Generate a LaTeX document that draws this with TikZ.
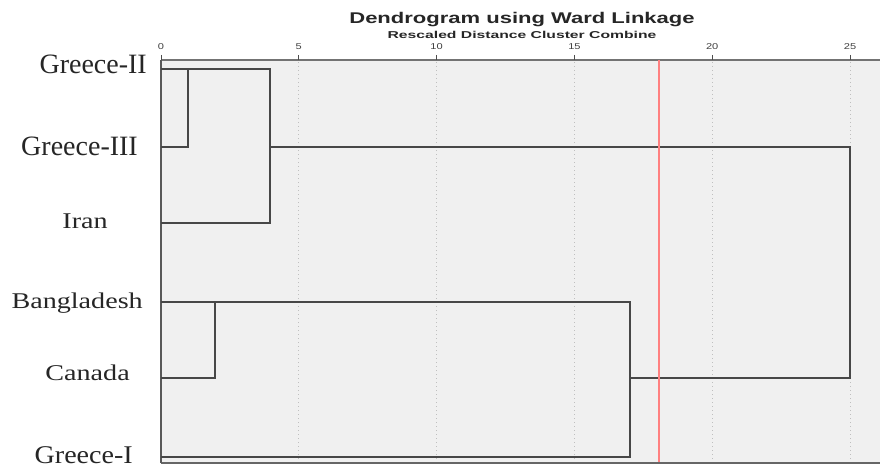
\documentclass[tikz,border=0pt]{standalone}
\usepackage{fontspec}
\setmainfont{Liberation Serif}
\newfontfamily\arialf{Liberation Sans}
\begin{document}
\begin{tikzpicture}[x=1pt,y=-1pt,
  dline/.style={draw=black!72,line width=1.6pt},
  lab/.style={anchor=base east,inner sep=0pt,text=black!85},
  grid/.style={draw=black!25,line width=1pt,dash pattern=on 1pt off 3pt},
  tick/.style={inner sep=0pt,font=\arialf\fontsize{8.5}{9}\selectfont,text=black!75}]
\useasboundingbox (0,0) rectangle (880,468);
\fill[white] (0,0) rectangle (880,468);
% plot area
\fill[black!6] (161,60) rectangle (880,463);
% grid
\foreach \v in {5,10,15,20,25}{
  \draw[grid] ({161+27.56*\v},62) -- ({161+27.56*\v},462);
}
% axis frame
\draw[draw=black!55,line width=1.2pt] (161,60) -- (880,60);
\draw[draw=black!60,line width=1.4pt] (161,463) -- (880,463);
\draw[draw=black!65,line width=1.6pt] (161,60) -- (161,463);
% ticks and labels
\foreach \v in {0,5,10,15,20,25}{
  \draw[draw=black!70,line width=0.9pt] ({161+27.56*\v},55) -- ({161+27.56*\v},60);
  \node[tick,xscale=1.3] (t\v) at ({161+27.56*\v},47) {\v};
}
% title
\node[inner sep=0pt,xscale=1.42,font=\arialf\bfseries\fontsize{15.5}{16}\selectfont,text=black!85] (title) at (522,19.5) {Dendrogram using Ward Linkage};
\node[inner sep=0pt,xscale=1.57,font=\arialf\bfseries\fontsize{10}{11}\selectfont,text=black!85] (subtitle) at (522,35) {Rescaled Distance Cluster Combine};
% leaf labels
\node[lab,font=\fontsize{28}{30}\selectfont] (gII) at (147,74) {Greece-II};
\node[lab,font=\fontsize{28}{30}\selectfont] (gIII) at (138,155) {Greece-III};
\node[lab,xscale=1.25,font=\fontsize{22.5}{24}\selectfont] (iran) at (108,228) {Iran};
\node[lab,xscale=1.25,font=\fontsize{22.5}{24}\selectfont] (bang) at (143,308) {Bangladesh};
\node[lab,xscale=1.25,font=\fontsize{22.5}{24}\selectfont] (cana) at (130,380) {Canada};
\node[lab,xscale=1.1,font=\fontsize{25.5}{27}\selectfont] (gI) at (133,463) {Greece-I};
% leaf anchors
\coordinate (lgII) at (161,69);
\coordinate (lgIII) at (161,147);
\coordinate (liran) at (161,223);
\coordinate (lbang) at (161,302);
\coordinate (lcana) at (161,378);
\coordinate (lgI) at (161,457);
% merge points
\coordinate (m1a) at (188,69);  \coordinate (m1b) at (188,147);
\coordinate (m2a) at (270,69);  \coordinate (m2b) at (270,223); \coordinate (m2c) at (270,147);
\coordinate (m3a) at (215,302); \coordinate (m3b) at (215,378);
\coordinate (m4a) at (630,302); \coordinate (m4b) at (630,457); \coordinate (m4c) at (630,378);
\coordinate (m5a) at (850,147); \coordinate (m5b) at (850,378);
% dendrogram
\draw[dline] (lgII) -- (m1a) -- (m1b) -- (lgIII);
\draw[dline] (m1a) -- (m2a) -- (m2b) -- (liran);
\draw[dline] (lcana) -- (m3b) -- (m3a);
\draw[dline] (lbang) -- (m4a) -- (m4b) -- (lgI);
\draw[dline] (m2c) -- (m5a) -- (m5b) -- (m4c);
% cut line
\draw[draw=red!50,line width=2pt] (659,60) -- (659,462);
\end{tikzpicture}
\end{document}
= = =
**TASK DESCRIPTION**.
What is needed is an exact reproduction of the data, pictures excluded.

**COMPLETE ANSWER**.
Generate a LaTeX document that draws this with TikZ.
\documentclass[tikz,border=0pt]{standalone}
\usepackage{fontspec}
\setmainfont{Liberation Serif}
\newfontfamily\arialf{Liberation Sans}
\begin{document}
\begin{tikzpicture}[x=1pt,y=-1pt,
  dline/.style={draw=black!72,line width=1.6pt},
  lab/.style={anchor=base east,inner sep=0pt,text=black!85},
  grid/.style={draw=black!25,line width=1pt,dash pattern=on 1pt off 3pt},
  tick/.style={inner sep=0pt,font=\arialf\fontsize{8.5}{9}\selectfont,text=black!75}]
\useasboundingbox (0,0) rectangle (880,468);
\fill[white] (0,0) rectangle (880,468);
% plot area
\fill[black!6] (161,60) rectangle (880,463);
% grid
\foreach \v in {5,10,15,20,25}{
  \draw[grid] ({161+27.56*\v},62) -- ({161+27.56*\v},462);
}
% axis frame
\draw[draw=black!55,line width=1.2pt] (161,60) -- (880,60);
\draw[draw=black!60,line width=1.4pt] (161,463) -- (880,463);
\draw[draw=black!65,line width=1.6pt] (161,60) -- (161,463);
% ticks and labels
\foreach \v in {0,5,10,15,20,25}{
  \draw[draw=black!70,line width=0.9pt] ({161+27.56*\v},55) -- ({161+27.56*\v},60);
  \node[tick,xscale=1.3] (t\v) at ({161+27.56*\v},47) {\v};
}
% title
\node[inner sep=0pt,xscale=1.42,font=\arialf\bfseries\fontsize{15.5}{16}\selectfont,text=black!85] (title) at (522,19.5) {Dendrogram using Ward Linkage};
\node[inner sep=0pt,xscale=1.57,font=\arialf\bfseries\fontsize{10}{11}\selectfont,text=black!85] (subtitle) at (522,35) {Rescaled Distance Cluster Combine};
% leaf labels
\node[lab,font=\fontsize{28}{30}\selectfont] (gII) at (147,74) {Greece-II};
\node[lab,font=\fontsize{28}{30}\selectfont] (gIII) at (138,155) {Greece-III};
\node[lab,xscale=1.25,font=\fontsize{22.5}{24}\selectfont] (iran) at (108,228) {Iran};
\node[lab,xscale=1.25,font=\fontsize{22.5}{24}\selectfont] (bang) at (143,308) {Bangladesh};
\node[lab,xscale=1.25,font=\fontsize{22.5}{24}\selectfont] (cana) at (130,380) {Canada};
\node[lab,xscale=1.1,font=\fontsize{25.5}{27}\selectfont] (gI) at (133,463) {Greece-I};
% leaf anchors
\coordinate (lgII) at (161,69);
\coordinate (lgIII) at (161,147);
\coordinate (liran) at (161,223);
\coordinate (lbang) at (161,302);
\coordinate (lcana) at (161,378);
\coordinate (lgI) at (161,457);
% merge points
\coordinate (m1a) at (188,69);  \coordinate (m1b) at (188,147);
\coordinate (m2a) at (270,69);  \coordinate (m2b) at (270,223); \coordinate (m2c) at (270,147);
\coordinate (m3a) at (215,302); \coordinate (m3b) at (215,378);
\coordinate (m4a) at (630,302); \coordinate (m4b) at (630,457); \coordinate (m4c) at (630,378);
\coordinate (m5a) at (850,147); \coordinate (m5b) at (850,378);
% dendrogram
\draw[dline] (lgII) -- (m1a) -- (m1b) -- (lgIII);
\draw[dline] (m1a) -- (m2a) -- (m2b) -- (liran);
\draw[dline] (lcana) -- (m3b) -- (m3a);
\draw[dline] (lbang) -- (m4a) -- (m4b) -- (lgI);
\draw[dline] (m2c) -- (m5a) -- (m5b) -- (m4c);
% cut line
\draw[draw=red!50,line width=2pt] (659,60) -- (659,462);
\end{tikzpicture}
\end{document}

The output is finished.